REPUBLIKA.CO.ID, JAKARTA -- Kepala Iklim Uni Eropa meminta China dan negara-negara berkembang besar (big developing nations) lainnya untuk menyumbang dana iklim guna membantu negara-negara miskin yang dilanda bencana iklim. Pernyataan ini diungkap menjelang KTT Iklim PBB atau COP28 di Dubai, Uni Emirat Arab, pada 30 November hingga 12 Desember mendatang.
Wopke Hoekstra, komisioner Uni Eropa untuk aksi iklim, menyatakan bahwa tidak ada alasan lagi untuk mengecualikan negara-negara berkembang dengan emisi gas rumah kaca yang tinggi seperti China dan negara-negara petro states di Teluk, dari kewajiban untuk memberikan bantuan kepada negara-negara yang paling miskin dan paling rentan.
"Kita membutuhkan lebih banyak uang sehingga pada dasarnya kita membutuhkan semua orang yang memiliki kemampuan membayar untuk ikut berkontribusi. Pendanaan iklim, aksi iklim, akan membutuhkan lebih banyak uang. Kita membutuhkan dana dari sektor swasta dan kita membutuhkan lebih banyak lagi dana dari sektor publik,” ujar Hoekstra seperti dilansir The Guardian, Rabu (29/11/2023).
Pertanyaan mengenai keuangan untuk negara-negara miskin akan menjadi pusat perhatian di COP28. Perdana Menteri Inggris, Rishi Sunak; Presiden Komisi Uni Eropa, Ursula von der Leyen; Paus dan Sekretaris Jenderal PBB, Antonio Guterres, diperkirakan akan hadir, dan Raja Charles akan memberikan pidato pembukaan.
Sementara itu, Xi Jinping dan Joe Biden, presiden dari dua negara penghasil emisi karbon dioksida terbesar di dunia, Tiongkok dan Amerika Serikat, diperkirakan tidak akan hadir di sana, namun akan mengirimkan perwakilan tingkat tinggi.

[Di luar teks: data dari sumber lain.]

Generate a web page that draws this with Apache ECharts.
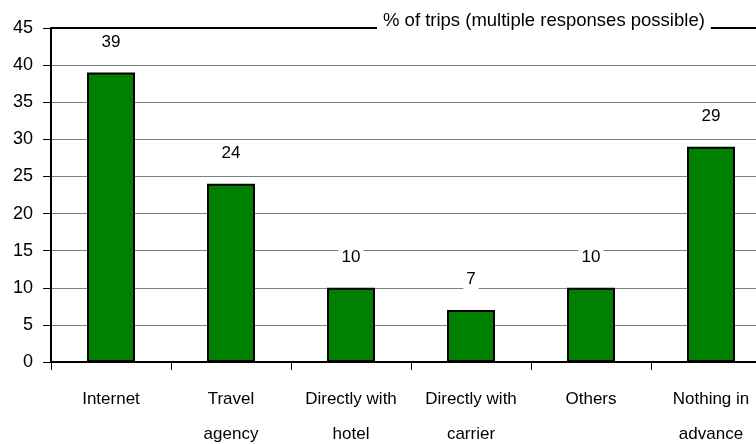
<!DOCTYPE html>
<html>
<head>
<meta charset="utf-8">
<script src="https://cdn.jsdelivr.net/npm/echarts@6/dist/echarts.min.js"></script>
<style>
  html, body { margin: 0; padding: 0; background: #fff; overflow: hidden; }
  #chart { width: 756px; height: 444px; overflow: hidden; }
</style>
</head>
<body>
<div id="chart"></div>
<script>
// Booking channels, % of trips (multiple responses possible)
const categories = ['Internet', 'Travel\nagency', 'Directly with\nhotel', 'Directly with\ncarrier', 'Others', 'Nothing in\nadvance'];
const tripShares = [39, 24, 10, 7, 10, 29];
const yTicks = { min: 0, max: 45, interval: 5 };
const titleText = '% of trips (multiple responses possible)';

const font = 'Liberation Sans, Arial, sans-serif';
const chart = echarts.init(document.getElementById('chart'), null, { renderer: 'canvas', width: 756, height: 444 });

chart.setOption({
  backgroundColor: '#fff',
  animation: false,
  title: {
    text: titleText,
    left: 377,
    top: 11,
    padding: [0, 6],
    backgroundColor: '#fff',
    textStyle: { fontFamily: font, fontSize: 18.5, fontWeight: 'normal', color: '#000', lineHeight: 20 }
  },
  grid: { left: 51, top: 28, width: 720, height: 334, containLabel: false, outerBoundsMode: 'none' },
  xAxis: {
    type: 'category',
    data: categories,
    boundaryGap: true,
    axisLine: { lineStyle: { color: '#000', width: 2 } },
    axisTick: { show: true, interval: 0, length: 8, lineStyle: { color: '#000', width: 1 } },
    axisLabel: {
      interval: 0, margin: 20, fontFamily: font, fontSize: 17, color: '#000', lineHeight: 35
    },
    splitLine: { show: false }
  },
  yAxis: {
    type: 'value',
    min: yTicks.min, max: yTicks.max, interval: yTicks.interval,
    axisLine: { show: true, lineStyle: { color: '#000', width: 2 } },
    axisTick: { show: true, length: 8, lineStyle: { color: '#000', width: 1 } },
    axisLabel: { margin: 18, fontFamily: font, fontSize: 18, color: '#000' },
    splitLine: { show: true, lineStyle: { color: '#808080', width: 1 } }
  },
  series: [{
    type: 'bar',
    data: tripShares,
    barWidth: 48,
    itemStyle: { color: '#008000', borderColor: '#000', borderWidth: 2 },
    label: {
      show: true,
      position: 'top',
      distance: 20,
      fontFamily: font,
      fontSize: 17,
      color: '#000',
      backgroundColor: '#fff',
      padding: [2, 3]
    },
    markLine: {
      silent: true,
      symbol: 'none',
      label: { show: false },
      lineStyle: { color: '#000', width: 2, type: 'solid' },
      data: [{ yAxis: yTicks.max }]
    }
  }]
});
</script>
</body>
</html>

Lebih dari 70 ribu delegasi diperkirakan akan hadir. Negara-negara maju dan melepaskan emisi tinggi diharapkan menyiapkan dana baru di COP untuk kerugian dan kerusakan (loss and damage), yang mengacu pada penyelamatan dan rehabilitasi masyarakat miskin dan rentan yang dilanda bencana iklim.

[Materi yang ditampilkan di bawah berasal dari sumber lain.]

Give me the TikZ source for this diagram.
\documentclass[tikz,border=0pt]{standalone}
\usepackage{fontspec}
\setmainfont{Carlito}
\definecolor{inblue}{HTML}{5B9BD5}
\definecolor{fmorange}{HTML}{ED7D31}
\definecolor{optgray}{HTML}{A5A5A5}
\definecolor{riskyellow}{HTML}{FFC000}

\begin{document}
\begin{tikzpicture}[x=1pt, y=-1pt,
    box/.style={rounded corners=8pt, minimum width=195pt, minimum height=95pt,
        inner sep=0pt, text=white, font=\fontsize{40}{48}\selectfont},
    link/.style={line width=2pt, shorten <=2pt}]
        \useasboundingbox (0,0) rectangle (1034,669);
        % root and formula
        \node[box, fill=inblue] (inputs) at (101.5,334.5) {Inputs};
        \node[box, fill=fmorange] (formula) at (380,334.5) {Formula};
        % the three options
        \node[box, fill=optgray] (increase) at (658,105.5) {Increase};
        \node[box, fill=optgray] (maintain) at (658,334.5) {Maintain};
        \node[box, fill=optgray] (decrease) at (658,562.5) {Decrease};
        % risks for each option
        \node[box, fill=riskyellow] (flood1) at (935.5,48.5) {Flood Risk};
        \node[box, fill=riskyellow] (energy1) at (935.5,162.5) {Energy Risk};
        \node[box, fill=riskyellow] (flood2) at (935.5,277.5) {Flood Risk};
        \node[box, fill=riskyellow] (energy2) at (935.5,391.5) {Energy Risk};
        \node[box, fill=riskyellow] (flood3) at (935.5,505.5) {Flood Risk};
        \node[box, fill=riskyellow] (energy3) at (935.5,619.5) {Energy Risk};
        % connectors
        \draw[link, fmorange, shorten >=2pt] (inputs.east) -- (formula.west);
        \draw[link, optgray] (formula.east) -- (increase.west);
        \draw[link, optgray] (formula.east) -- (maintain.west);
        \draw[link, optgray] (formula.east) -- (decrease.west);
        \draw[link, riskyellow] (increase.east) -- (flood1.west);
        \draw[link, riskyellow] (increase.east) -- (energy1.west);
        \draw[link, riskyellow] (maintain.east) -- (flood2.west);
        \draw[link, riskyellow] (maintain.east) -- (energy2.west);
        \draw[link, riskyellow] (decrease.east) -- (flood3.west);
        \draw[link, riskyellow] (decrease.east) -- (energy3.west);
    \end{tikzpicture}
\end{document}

Ratusan miliar dolar AS kemungkinan besar akan dibutuhkan dari berbagai sumber, termasuk sektor swasta dan pemerintah, namun hanya sedikit negara yang telah memberikan komitmennya. Selama beberapa dekade, tidak ada kontribusi keuangan yang diharapkan dari Cina dan negara-negara lain yang digolongkan sebagai negara berkembang ketika konvensi kerangka kerja PBB tentang perubahan iklim, perjanjian induk dari perjanjian Paris, ditandatangani pada tahun 1992.
Kini, Uni Eropa dan negara-negara kaya meminta China serta negara-negara besar beremisi tinggi yang diklasifikasikan sebagai negara berkembang seperti Korea Selatan dan Rusia, serta negara-negara petro dolar seperti UEA, Arab Saudi, dan Qatar untuk menjadi donor.
"Saya mendorong China dan negara-negara lain yang telah mengalami pertumbuhan ekonomi yang signifikan dan kekayaan yang benar-benar signifikan daripada 30 tahun yang lalu, bahwa dengan hal ini muncul tanggung jawab,” kata Hoekstra.
Ia juga mendesak negara-negara miskin di Afrika dan Amerika Latin untuk menekan negara-negara kaya dan melepaskan emisi tinggi agar membayar dana iklim tersebut.